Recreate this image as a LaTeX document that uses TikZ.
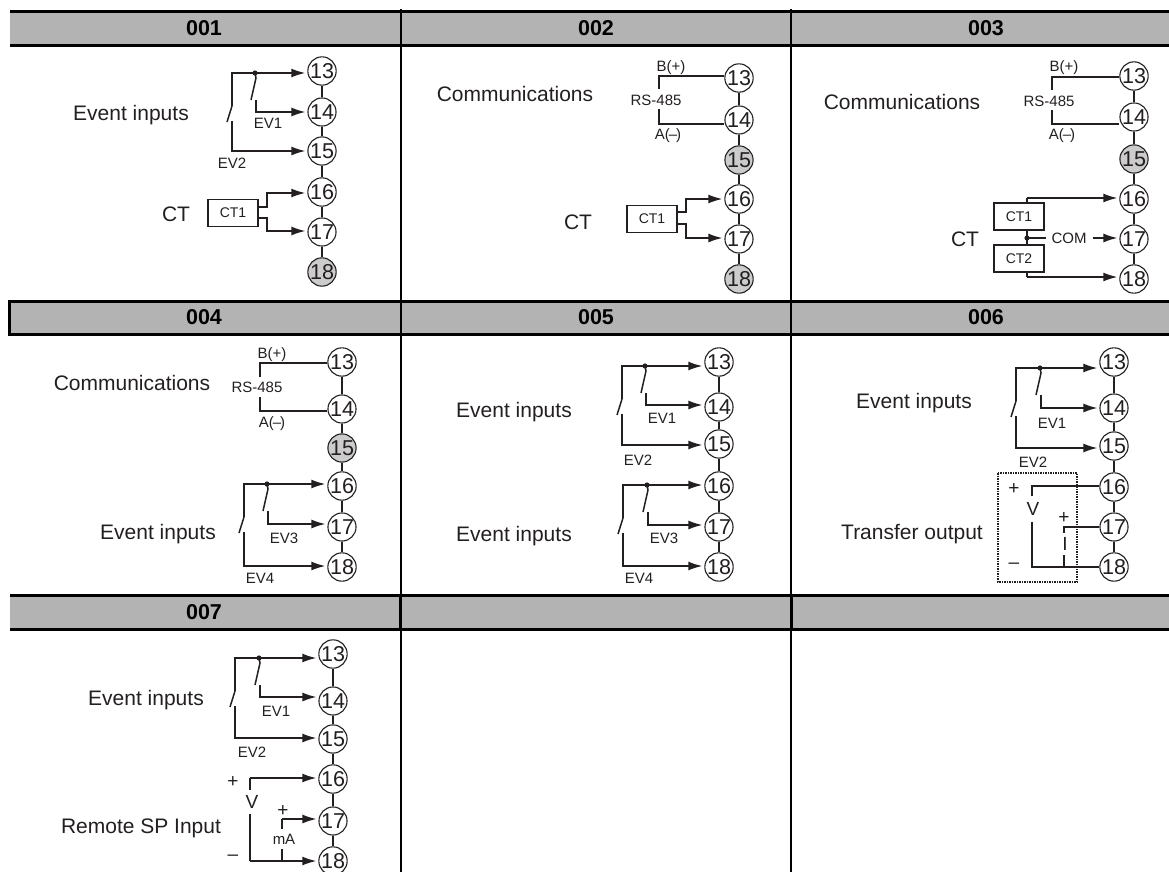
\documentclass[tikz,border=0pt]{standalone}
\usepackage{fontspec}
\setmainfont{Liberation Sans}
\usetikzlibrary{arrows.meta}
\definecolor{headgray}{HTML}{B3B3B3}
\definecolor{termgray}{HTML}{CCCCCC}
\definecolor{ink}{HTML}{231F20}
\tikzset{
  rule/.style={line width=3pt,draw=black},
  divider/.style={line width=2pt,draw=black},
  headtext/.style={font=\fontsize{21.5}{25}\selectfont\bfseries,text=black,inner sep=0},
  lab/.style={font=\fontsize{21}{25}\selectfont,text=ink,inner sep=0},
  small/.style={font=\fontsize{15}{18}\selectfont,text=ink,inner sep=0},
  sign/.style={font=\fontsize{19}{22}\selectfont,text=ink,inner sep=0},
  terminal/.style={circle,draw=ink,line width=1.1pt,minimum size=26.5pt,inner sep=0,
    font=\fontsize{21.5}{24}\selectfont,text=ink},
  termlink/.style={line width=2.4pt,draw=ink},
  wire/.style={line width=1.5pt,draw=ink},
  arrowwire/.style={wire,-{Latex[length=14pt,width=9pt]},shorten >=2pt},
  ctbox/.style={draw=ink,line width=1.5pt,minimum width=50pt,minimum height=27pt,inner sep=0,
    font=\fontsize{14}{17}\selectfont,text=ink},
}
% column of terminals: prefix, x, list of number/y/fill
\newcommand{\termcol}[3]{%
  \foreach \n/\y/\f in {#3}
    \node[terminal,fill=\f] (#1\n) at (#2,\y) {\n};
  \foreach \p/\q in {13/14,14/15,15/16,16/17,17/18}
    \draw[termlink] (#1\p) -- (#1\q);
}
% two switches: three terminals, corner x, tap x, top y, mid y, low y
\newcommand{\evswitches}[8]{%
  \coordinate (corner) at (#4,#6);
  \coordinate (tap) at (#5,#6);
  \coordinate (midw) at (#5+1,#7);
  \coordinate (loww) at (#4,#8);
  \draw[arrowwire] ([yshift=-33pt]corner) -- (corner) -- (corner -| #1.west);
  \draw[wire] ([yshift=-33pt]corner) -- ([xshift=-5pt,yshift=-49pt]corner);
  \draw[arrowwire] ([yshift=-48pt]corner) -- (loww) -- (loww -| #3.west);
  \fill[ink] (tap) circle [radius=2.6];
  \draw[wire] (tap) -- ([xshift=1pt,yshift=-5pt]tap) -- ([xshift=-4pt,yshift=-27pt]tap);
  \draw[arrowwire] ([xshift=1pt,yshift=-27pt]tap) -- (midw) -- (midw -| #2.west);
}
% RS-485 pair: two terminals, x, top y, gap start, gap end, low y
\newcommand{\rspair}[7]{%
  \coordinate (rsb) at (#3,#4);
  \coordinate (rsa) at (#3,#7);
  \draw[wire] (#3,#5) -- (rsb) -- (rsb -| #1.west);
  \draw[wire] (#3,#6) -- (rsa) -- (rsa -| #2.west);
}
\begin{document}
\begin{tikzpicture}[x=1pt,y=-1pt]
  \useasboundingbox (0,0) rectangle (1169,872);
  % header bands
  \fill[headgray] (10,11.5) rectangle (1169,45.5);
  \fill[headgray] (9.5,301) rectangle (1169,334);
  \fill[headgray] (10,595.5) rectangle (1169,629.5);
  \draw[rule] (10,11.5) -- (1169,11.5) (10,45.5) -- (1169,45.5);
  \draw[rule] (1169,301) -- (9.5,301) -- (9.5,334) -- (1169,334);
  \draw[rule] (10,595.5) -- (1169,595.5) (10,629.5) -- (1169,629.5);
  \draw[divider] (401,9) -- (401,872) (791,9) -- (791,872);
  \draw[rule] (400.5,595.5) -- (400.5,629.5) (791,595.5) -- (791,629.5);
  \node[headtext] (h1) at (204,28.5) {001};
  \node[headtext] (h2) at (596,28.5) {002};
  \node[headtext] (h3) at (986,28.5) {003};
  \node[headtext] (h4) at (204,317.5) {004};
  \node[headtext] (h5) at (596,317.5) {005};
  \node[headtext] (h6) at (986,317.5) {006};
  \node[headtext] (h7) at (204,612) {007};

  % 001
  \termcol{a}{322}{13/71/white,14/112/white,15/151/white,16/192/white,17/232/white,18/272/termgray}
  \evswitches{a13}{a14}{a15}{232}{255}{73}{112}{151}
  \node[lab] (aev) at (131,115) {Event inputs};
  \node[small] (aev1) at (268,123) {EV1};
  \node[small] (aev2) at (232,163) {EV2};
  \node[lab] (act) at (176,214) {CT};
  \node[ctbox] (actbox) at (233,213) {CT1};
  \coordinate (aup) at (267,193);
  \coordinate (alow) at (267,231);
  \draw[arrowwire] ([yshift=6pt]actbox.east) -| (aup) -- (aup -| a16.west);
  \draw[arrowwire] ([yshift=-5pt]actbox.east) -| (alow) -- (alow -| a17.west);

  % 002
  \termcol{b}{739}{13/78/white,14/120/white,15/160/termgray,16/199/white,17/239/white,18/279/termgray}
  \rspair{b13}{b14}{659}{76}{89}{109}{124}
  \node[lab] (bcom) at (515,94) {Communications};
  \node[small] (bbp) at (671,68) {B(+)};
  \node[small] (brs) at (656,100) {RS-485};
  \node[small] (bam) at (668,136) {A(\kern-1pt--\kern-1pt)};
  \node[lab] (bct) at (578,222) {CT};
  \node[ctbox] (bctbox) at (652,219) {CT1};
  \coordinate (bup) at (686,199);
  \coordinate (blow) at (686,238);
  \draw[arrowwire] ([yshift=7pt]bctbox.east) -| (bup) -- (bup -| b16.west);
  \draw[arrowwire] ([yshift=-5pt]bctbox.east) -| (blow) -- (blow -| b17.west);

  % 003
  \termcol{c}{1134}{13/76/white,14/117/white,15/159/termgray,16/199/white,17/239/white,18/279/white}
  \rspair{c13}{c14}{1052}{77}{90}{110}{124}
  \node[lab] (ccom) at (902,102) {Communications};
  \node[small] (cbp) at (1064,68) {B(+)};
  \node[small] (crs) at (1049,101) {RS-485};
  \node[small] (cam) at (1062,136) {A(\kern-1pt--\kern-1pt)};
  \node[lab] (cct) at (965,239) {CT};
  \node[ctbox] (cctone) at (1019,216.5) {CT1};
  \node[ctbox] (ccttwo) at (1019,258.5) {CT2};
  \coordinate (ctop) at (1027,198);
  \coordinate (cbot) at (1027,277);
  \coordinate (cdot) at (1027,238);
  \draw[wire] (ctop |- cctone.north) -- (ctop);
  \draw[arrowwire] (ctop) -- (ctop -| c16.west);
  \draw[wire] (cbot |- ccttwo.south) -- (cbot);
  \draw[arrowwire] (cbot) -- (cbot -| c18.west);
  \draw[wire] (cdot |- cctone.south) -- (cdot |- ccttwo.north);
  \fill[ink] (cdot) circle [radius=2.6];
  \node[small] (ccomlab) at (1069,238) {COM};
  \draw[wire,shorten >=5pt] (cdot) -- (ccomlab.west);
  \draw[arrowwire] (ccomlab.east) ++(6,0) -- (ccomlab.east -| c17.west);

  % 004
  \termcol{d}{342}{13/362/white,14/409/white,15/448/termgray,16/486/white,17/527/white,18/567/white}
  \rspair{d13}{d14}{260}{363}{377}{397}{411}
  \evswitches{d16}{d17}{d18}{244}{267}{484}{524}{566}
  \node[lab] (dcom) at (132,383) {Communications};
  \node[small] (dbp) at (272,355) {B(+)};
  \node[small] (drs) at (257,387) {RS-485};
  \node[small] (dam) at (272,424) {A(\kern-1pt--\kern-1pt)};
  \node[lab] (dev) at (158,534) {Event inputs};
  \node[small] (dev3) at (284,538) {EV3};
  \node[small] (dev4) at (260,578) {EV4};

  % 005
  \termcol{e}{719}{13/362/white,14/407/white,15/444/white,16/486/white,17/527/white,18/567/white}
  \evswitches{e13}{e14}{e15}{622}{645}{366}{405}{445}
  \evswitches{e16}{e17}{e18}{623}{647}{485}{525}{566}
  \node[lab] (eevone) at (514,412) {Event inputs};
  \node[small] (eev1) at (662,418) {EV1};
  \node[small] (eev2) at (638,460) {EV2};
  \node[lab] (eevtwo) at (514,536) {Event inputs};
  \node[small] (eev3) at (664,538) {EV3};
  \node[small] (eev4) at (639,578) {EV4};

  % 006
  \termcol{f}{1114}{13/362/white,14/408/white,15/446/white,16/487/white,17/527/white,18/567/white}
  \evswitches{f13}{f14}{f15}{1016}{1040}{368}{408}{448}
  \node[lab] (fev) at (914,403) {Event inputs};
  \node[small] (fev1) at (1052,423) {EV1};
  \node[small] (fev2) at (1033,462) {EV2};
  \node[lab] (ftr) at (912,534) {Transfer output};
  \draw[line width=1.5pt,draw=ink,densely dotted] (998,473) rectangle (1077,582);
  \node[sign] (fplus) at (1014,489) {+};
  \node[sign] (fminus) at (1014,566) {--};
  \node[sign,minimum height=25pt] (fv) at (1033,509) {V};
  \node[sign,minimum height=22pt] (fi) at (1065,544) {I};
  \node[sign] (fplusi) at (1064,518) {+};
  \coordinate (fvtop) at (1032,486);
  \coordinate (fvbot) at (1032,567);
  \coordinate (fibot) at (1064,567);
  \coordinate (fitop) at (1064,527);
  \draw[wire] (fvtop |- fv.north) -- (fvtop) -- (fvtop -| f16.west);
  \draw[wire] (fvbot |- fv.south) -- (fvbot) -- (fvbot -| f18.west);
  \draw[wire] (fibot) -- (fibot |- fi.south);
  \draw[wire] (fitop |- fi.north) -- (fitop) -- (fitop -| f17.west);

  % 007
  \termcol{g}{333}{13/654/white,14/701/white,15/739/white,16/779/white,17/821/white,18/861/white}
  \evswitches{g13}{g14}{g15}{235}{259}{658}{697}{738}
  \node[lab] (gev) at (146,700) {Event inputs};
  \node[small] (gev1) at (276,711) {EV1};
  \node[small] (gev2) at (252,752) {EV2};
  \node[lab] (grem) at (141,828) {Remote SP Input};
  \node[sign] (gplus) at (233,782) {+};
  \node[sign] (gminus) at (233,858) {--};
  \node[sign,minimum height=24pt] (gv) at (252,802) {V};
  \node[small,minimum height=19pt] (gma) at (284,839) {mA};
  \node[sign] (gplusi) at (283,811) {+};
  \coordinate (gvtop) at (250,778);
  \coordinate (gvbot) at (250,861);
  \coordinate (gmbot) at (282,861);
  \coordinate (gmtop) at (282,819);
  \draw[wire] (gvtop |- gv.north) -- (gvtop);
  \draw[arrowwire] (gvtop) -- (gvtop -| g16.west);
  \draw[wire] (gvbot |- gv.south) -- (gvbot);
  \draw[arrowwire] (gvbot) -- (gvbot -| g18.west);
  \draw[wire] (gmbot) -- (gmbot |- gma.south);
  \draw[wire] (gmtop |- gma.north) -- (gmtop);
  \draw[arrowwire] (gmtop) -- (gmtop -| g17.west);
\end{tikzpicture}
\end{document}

----------------------------------------

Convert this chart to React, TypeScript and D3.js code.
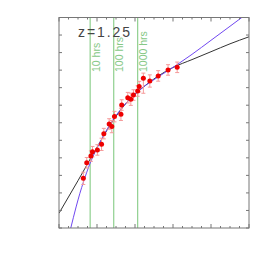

----------------------------------------

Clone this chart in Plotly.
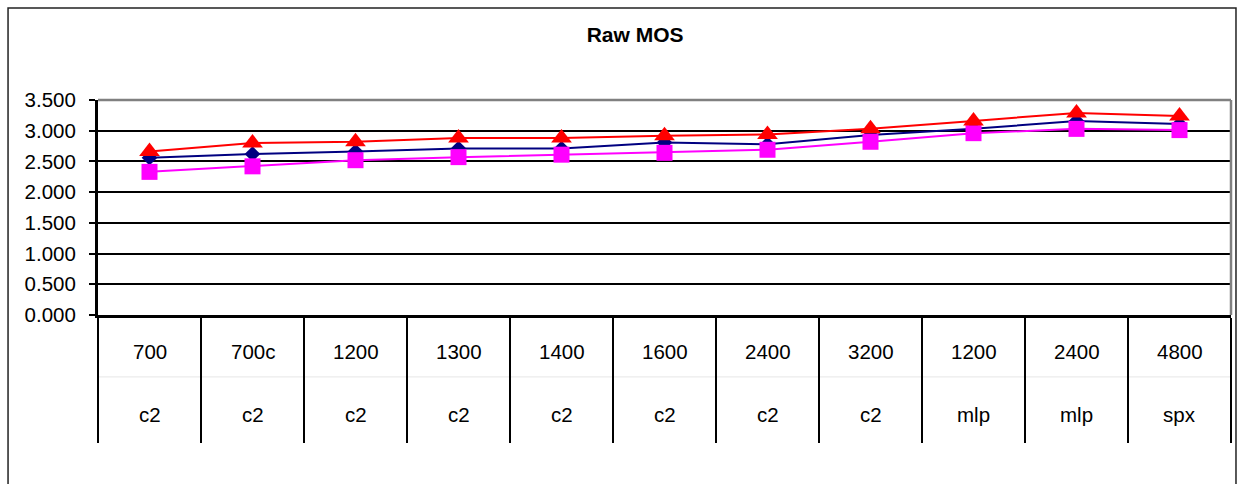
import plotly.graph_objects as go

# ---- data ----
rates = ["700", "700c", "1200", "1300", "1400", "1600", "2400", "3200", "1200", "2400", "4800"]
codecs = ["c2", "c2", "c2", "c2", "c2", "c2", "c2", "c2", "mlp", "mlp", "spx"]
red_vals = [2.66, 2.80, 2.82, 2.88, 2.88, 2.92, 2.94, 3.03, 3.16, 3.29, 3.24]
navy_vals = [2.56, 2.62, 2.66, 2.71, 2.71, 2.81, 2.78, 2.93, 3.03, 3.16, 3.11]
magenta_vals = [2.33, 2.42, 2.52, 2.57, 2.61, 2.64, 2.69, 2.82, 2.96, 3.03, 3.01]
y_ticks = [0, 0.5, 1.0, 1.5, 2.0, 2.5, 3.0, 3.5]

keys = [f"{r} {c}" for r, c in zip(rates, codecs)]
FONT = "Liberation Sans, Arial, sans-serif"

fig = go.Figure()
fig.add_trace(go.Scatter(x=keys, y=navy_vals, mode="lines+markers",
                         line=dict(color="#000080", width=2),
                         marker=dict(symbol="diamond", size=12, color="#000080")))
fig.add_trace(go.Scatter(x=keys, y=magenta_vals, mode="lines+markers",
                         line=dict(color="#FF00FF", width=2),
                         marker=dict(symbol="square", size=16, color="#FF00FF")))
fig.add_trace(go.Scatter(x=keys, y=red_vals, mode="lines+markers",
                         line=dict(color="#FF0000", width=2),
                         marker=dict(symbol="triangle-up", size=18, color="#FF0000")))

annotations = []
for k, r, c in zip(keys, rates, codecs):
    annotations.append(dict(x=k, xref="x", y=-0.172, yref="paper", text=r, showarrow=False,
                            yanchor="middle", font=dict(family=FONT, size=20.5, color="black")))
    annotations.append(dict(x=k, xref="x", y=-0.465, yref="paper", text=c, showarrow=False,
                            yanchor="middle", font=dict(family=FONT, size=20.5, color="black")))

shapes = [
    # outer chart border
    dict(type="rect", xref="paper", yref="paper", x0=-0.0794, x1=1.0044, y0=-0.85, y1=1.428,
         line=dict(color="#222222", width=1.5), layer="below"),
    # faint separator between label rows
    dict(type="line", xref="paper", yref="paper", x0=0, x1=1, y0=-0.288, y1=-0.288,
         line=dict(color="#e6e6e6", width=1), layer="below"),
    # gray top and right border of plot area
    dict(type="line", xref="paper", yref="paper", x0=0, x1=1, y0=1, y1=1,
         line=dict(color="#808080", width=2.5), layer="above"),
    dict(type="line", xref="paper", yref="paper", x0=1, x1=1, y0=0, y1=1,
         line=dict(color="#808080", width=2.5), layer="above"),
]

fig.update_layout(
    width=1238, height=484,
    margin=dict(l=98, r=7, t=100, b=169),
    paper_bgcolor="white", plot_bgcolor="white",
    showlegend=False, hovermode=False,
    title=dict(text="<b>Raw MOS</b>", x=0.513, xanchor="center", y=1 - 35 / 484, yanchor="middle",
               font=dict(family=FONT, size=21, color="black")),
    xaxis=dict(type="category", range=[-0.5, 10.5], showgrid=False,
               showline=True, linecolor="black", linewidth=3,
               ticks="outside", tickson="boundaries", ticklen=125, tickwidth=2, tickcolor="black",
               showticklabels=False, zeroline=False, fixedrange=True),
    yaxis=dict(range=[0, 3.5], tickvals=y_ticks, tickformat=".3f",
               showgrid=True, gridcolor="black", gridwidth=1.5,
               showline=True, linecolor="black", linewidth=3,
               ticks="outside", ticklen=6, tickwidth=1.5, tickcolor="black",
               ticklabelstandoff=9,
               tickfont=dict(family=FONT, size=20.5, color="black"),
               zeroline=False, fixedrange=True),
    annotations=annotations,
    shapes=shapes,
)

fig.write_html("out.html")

----------------------------------------

Set task: From the records above, transcribe exactly the lines starting at the one containing "Clone this chart in Plotly." and ending at the one containing "import plotly.graph_objects as go". Skip the pictures.

Response:
Clone this chart in Plotly.
import plotly.graph_objects as go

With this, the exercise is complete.